I suggested that she might want to call the RSPCA and wished her good luck in her quest.
Really, I wanted to fly to Perth to rescue the poor wee doggy from the cranky Mrs A, who apparently has no first name (or perhaps that is just the convention in WA?).
I’d rescue the dog, but my cats would never forgive me.
A very funny story. I like that she sounds quite belligerent.>>I live in Sydney, too, and there’s a guy from Perth who calls me regularly looking for Gary. I don’t have a Gary. From what I can make out, and the very strange times this guy calls, even accounting for the time difference, Gary makes a tidy living selling drugs.
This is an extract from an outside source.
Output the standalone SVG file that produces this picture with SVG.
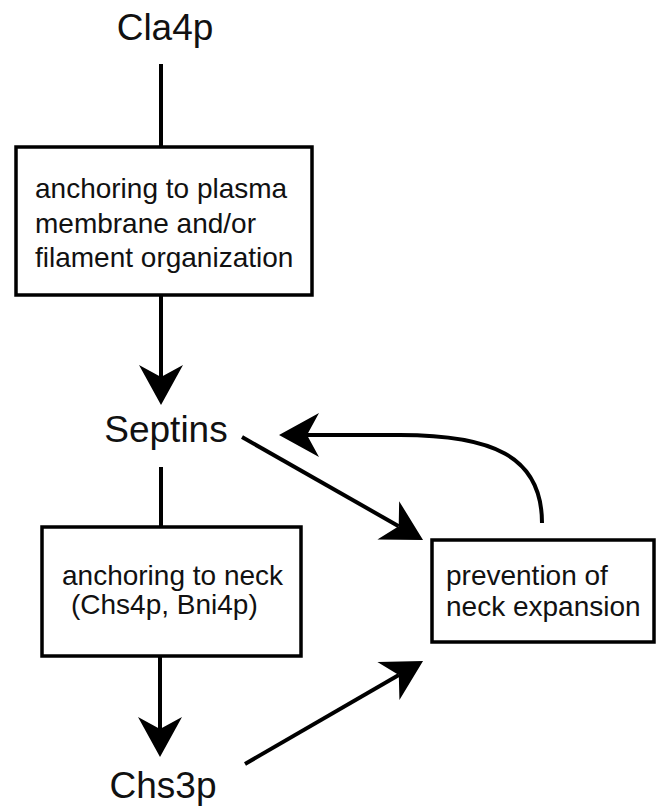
<svg xmlns="http://www.w3.org/2000/svg" width="656" height="806" viewBox="0 0 656 806">
<style>
.big{font-family:"Liberation Sans",Arial,Helvetica,sans-serif;font-size:37px;fill:#111}
.lbl{font-family:"Liberation Sans",Arial,Helvetica,sans-serif;font-size:28px;fill:#111}
.box{fill:#fff;stroke:#000;stroke-width:3.5}
.edge{fill:none;stroke:#000;stroke-width:4}
</style>
<defs>
<marker id="ah" markerUnits="userSpaceOnUse" markerWidth="50" markerHeight="50" refX="12" refY="0" viewBox="0 -25 45 50" orient="auto" overflow="visible">
<path d="M0,-22 L40,0 L0,22 L12,0 Z" fill="#000"/>
</marker>
</defs>
<rect width="656" height="806" fill="#fff"/>
<g id="connectors">
<line class="edge" x1="161" y1="64" x2="161" y2="147"/>
<line class="edge" x1="161" y1="295" x2="161" y2="377" marker-end="url(#ah)"/>
<line class="edge" x1="161" y1="467" x2="161" y2="528"/>
<line class="edge" x1="160" y1="656" x2="160" y2="729" marker-end="url(#ah)"/>
<line class="edge" x1="242" y1="437" x2="398.7" y2="526.2" marker-end="url(#ah)"/>
<line class="edge" x1="245" y1="764" x2="398.8" y2="675" marker-end="url(#ah)"/>
<path class="edge" d="M542,523 C542,455 490,435 400,435 L307,435" marker-end="url(#ah)"/>
</g>
<g id="cla4p"><text class="big" x="165" y="40" text-anchor="middle">Cla4p</text></g>
<g id="box-plasma">
<rect class="box" x="16" y="147" width="296" height="148"/>
<text class="lbl" x="35" y="198">anchoring to plasma</text>
<text class="lbl" x="35" y="233">membrane and/or</text>
<text class="lbl" x="35" y="267">filament organization</text>
</g>
<g id="septins"><text class="big" x="166" y="442" text-anchor="middle">Septins</text></g>
<g id="box-neck">
<rect class="box" x="42" y="527" width="259" height="129"/>
<text class="lbl" x="62" y="585">anchoring to neck</text>
<text class="lbl" x="71" y="614">(Chs4p, Bni4p)</text>
</g>
<g id="box-prevention">
<rect class="box" x="432" y="540" width="222" height="102"/>
<text class="lbl" x="446" y="585">prevention of</text>
<text class="lbl" x="446" y="616">neck expansion</text>
</g>
<g id="chs3p"><text class="big" x="163" y="798" text-anchor="middle">Chs3p</text></g>
</svg>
You are a very brave woman HB! I would have expected the RSPCA to call me if my number really was on the poor wee doggies collar, although perhaps she ate the poor thing out of spite.Paul, I was really hoping she’d call again (a la your dude phoning for Gary), because she was so cranky and entertaining and peculiar (and far enough away to not be able to find me).